* **WRITTEN INSTRUCTION**:
From the entries below, please gather each line containing the string "this".

* **RECORDS PROVIDED**:

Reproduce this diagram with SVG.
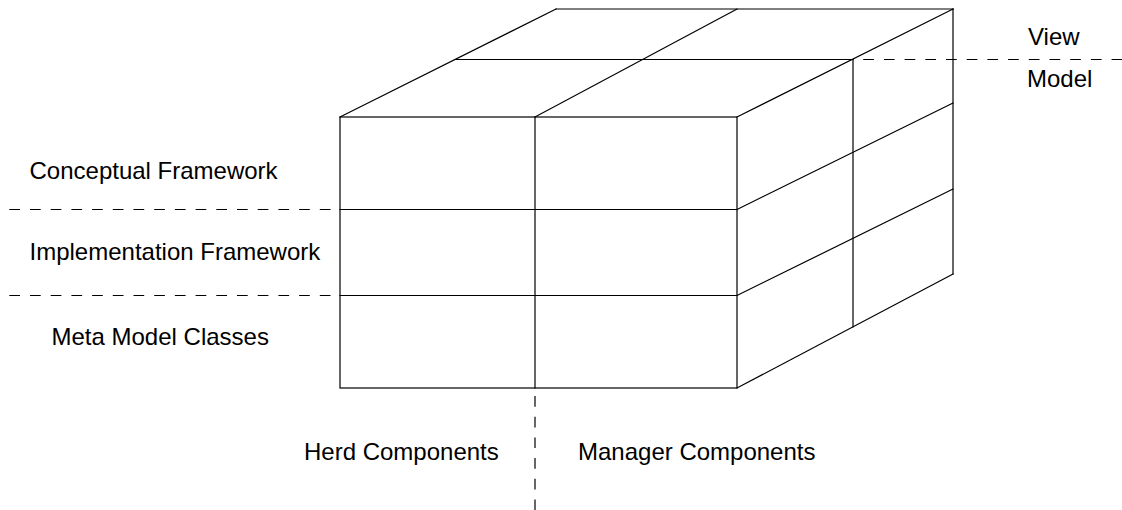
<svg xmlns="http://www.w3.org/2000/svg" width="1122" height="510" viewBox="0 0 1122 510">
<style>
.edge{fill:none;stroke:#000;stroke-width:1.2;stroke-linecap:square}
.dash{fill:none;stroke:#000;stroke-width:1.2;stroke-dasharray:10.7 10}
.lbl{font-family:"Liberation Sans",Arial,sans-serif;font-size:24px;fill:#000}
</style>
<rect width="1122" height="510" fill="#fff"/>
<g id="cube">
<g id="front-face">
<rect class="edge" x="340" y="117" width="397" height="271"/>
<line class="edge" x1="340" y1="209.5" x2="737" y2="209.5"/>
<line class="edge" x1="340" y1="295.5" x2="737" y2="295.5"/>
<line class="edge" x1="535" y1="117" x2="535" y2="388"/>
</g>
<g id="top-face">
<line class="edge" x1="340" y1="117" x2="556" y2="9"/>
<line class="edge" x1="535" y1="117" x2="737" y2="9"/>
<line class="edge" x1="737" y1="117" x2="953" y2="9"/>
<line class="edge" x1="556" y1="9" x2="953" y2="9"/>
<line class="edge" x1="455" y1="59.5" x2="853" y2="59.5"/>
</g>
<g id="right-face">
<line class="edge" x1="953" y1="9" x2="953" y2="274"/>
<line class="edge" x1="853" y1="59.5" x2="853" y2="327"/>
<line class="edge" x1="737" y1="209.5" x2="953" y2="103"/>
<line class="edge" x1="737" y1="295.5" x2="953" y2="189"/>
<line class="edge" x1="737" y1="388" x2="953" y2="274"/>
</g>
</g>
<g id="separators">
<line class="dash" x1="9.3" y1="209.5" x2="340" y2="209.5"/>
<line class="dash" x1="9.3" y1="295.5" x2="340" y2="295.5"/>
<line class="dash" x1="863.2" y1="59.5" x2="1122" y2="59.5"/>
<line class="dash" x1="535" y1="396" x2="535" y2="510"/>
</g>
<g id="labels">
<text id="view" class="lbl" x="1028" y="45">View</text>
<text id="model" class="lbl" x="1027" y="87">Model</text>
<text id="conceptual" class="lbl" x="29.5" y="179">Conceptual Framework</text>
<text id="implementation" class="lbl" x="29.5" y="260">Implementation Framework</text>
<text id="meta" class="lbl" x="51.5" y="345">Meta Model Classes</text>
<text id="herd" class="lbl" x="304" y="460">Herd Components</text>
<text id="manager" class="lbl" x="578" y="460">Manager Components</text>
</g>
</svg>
==
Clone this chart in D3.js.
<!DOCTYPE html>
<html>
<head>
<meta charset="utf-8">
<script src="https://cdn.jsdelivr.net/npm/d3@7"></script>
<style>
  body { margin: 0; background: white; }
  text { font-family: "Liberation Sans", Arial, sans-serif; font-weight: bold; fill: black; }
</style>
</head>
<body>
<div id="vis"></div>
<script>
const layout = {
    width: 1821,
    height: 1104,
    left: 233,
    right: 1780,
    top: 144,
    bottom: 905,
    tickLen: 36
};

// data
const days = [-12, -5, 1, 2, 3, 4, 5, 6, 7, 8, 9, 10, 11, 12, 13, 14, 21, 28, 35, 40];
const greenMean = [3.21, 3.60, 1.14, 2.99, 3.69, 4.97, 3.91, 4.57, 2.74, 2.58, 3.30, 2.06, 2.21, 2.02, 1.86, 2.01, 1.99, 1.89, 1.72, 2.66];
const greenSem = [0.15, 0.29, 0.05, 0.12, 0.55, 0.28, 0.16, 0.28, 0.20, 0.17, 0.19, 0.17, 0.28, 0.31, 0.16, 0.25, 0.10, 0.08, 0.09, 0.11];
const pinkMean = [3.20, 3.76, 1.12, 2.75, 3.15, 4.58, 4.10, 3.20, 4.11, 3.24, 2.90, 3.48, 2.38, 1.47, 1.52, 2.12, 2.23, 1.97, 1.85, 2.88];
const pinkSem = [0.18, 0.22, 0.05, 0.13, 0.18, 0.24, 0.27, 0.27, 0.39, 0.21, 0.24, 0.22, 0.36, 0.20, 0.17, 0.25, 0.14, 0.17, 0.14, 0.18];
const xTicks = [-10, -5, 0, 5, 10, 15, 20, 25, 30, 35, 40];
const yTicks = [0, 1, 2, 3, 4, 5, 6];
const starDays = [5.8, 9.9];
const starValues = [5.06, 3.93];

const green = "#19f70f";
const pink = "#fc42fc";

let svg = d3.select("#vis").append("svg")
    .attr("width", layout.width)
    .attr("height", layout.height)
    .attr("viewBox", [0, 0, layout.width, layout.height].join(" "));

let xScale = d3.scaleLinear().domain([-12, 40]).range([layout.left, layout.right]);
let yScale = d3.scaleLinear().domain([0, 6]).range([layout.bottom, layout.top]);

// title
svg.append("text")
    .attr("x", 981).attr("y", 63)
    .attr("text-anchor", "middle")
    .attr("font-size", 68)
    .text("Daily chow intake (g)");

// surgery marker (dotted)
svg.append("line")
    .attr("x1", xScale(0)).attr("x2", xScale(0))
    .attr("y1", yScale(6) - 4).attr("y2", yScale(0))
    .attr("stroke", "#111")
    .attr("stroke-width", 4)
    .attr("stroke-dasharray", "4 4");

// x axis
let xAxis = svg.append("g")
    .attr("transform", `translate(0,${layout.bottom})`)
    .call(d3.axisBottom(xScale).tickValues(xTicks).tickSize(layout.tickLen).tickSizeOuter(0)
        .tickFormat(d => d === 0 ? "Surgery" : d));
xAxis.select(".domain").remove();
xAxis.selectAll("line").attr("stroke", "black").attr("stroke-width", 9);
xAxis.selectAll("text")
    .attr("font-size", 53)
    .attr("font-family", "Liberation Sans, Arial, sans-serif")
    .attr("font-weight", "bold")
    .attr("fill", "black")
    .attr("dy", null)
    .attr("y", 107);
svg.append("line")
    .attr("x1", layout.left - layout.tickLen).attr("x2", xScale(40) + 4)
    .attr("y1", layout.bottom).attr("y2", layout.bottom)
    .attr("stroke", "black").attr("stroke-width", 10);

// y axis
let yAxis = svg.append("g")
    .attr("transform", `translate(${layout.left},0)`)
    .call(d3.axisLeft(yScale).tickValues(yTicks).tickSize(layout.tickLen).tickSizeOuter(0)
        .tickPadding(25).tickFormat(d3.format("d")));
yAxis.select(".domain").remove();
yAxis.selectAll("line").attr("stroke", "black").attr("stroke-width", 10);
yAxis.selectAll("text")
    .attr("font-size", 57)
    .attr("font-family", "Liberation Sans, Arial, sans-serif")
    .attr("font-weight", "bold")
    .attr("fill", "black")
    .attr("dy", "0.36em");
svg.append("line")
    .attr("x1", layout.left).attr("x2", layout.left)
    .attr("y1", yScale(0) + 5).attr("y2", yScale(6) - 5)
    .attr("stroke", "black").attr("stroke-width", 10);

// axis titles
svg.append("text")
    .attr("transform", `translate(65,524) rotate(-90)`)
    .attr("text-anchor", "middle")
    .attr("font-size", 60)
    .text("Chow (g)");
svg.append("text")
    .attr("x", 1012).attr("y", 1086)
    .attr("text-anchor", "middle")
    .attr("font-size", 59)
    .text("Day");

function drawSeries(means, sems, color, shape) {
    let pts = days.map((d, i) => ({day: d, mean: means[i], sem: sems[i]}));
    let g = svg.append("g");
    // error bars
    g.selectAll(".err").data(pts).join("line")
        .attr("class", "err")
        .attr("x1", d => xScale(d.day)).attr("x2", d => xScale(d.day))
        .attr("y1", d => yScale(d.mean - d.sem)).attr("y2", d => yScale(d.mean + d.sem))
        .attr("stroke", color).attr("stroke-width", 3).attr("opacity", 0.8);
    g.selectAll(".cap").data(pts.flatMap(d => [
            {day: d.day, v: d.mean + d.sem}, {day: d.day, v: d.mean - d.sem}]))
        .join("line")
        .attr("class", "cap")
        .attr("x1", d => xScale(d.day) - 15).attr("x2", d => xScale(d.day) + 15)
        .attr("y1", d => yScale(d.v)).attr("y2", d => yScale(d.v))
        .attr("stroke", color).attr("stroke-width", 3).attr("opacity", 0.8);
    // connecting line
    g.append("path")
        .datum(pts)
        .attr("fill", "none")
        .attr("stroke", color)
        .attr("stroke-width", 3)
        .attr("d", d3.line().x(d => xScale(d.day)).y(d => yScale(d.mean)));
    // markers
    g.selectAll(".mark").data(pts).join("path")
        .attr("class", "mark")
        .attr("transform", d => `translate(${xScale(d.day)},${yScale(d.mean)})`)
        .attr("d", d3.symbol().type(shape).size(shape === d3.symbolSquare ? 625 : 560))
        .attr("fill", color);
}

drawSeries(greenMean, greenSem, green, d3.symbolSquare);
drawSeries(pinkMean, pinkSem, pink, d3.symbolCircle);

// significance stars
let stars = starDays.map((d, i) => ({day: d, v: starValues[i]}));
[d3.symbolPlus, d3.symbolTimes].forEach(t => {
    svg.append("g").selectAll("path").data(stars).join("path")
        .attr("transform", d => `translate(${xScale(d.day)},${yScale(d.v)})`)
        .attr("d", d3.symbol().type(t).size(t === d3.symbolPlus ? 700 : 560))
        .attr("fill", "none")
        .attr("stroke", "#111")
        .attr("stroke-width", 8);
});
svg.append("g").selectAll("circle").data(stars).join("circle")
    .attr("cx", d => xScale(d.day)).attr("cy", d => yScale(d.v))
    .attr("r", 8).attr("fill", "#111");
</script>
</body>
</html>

* **REPLY**:
Reproduce this diagram with SVG.
Clone this chart in D3.js.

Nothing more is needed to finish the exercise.